Ok, let’s talk HPV.
No it’s not the latest cable channel on your television. It is the most common sexually transmitted infection. HPV is also known as human papilloma virus. You can acquire this virus by genital sex, anal sex, oral sex or by simple genital to genital contact.
In a world where medical research has exploded and we are aware of the millions of viruses, infections and dangers that surround us, it’s easy to become apathetic. Every day, new findings break out in the news, causing us to worry about our health and the health of those we love. Although we may feel like we want to shut down and hide in our homes, that isn’t reality, nor a good plan. We need to go out into the world and experience our lives to their fullest potential. Part of that experience may include a vibrant sex life which is desirable and healthy. To support this, we must protect ourselves and others against infections that will surely diminish our quality of life.
While it is true that 90% of HPV infections clear themselves within 2 years, some will persist without symptoms and can cause several serious health problems.

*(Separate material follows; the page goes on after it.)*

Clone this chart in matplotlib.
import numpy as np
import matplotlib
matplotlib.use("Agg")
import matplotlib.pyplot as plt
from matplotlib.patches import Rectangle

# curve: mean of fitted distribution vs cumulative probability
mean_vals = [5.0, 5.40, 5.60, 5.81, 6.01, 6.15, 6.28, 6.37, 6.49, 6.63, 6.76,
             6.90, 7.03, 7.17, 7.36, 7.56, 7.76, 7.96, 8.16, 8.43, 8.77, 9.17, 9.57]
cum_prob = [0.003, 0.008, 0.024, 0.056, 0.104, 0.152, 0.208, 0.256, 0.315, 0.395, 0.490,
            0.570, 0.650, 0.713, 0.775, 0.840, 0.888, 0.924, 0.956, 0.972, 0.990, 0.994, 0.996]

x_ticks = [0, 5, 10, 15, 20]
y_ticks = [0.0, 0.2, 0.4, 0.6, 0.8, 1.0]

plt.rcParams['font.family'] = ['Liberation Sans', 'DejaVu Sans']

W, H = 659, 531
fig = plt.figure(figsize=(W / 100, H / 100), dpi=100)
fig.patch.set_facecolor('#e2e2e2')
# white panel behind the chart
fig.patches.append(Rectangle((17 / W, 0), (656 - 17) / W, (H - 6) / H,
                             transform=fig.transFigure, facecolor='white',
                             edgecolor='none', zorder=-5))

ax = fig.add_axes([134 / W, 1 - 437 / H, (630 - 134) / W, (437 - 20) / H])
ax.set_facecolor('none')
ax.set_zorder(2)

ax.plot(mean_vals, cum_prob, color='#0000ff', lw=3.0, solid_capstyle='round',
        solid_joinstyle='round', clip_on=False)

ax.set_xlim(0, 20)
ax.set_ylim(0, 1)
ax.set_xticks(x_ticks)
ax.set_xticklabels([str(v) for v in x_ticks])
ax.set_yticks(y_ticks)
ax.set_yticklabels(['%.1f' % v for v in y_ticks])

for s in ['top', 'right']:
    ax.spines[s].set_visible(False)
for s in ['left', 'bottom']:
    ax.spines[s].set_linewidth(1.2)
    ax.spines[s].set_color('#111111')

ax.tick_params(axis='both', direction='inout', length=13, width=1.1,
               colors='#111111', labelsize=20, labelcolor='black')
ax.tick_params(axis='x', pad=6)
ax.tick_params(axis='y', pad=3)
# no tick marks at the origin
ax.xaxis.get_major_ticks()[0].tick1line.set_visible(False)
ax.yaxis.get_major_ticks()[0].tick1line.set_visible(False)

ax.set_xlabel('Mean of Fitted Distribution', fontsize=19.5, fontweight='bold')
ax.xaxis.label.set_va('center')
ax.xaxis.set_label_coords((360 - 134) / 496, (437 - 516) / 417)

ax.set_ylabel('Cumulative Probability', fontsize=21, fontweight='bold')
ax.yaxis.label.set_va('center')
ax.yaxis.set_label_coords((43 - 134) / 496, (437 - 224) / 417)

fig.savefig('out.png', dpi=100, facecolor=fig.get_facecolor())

Some of these conditions include:
- genital warts,
- warts in the throat,
- cervical cancer,
- as well as cancer of the vulva, vagina, penis and anus.
In Canadian women aged 20-44, cervical cancer is the second most common cancer, after breast cancer.
Unfortunately, approximately 400 Canadian women die every year from cervical cancer.
How can we improve these numbers?
How can we gain a little control? Two vaccines have been created to deal with this problem, Gardasil and Cervarix. Both vaccines protect against two HPV types (type 16 and 18) that cause the above mentioned cancers. Gardasil also protects against HPV-6 and HPV-11 that cause 90% of genital warts. Canadian experts are recommending that sexually active people and those with who’ve already had an abnormal pap smear, be vaccinated as early as possible. It is best for boys and girls to receive the vaccine before they become sexually active. It is for this reason that the Quebec government has decided to target girls between the ages of 9-17 years. It is offered in schools during the 4th grade. Although the recommendation is for boys and girls, currently only girls costs are being covered by the government as well as for women between the ages of 18-26 years who have a weakened immune system. It is highly recommended that boys still choose to receive the vaccine in order to protect themselves and future partners.
Just some words of caution.
The HPV vaccine does not protect against all forms of cancer causing HPV infections and therefore does not eliminate the need for regular pap tests. Also, watch out for that false sense of security that may come from getting the vaccine. It does not eliminate the need for protected sex or prudence about one’s choice and frequency of sexual partners. Barrier methods of protection (ie. condoms) are still necessary to prevent HIV/AIDS and other types of infection.
I realize it’s not the easiest topic to discuss with anyone especially with kids. The details do not need to be addressed at this time. Just know that you are helping them with the tools they need to protect themselves. Like all dreaded vaccines that kids fear when going to the doctor’s office…remind them, they’ll thank you one day. This is an important topic. One you should bring up at your next doctor’s appointment.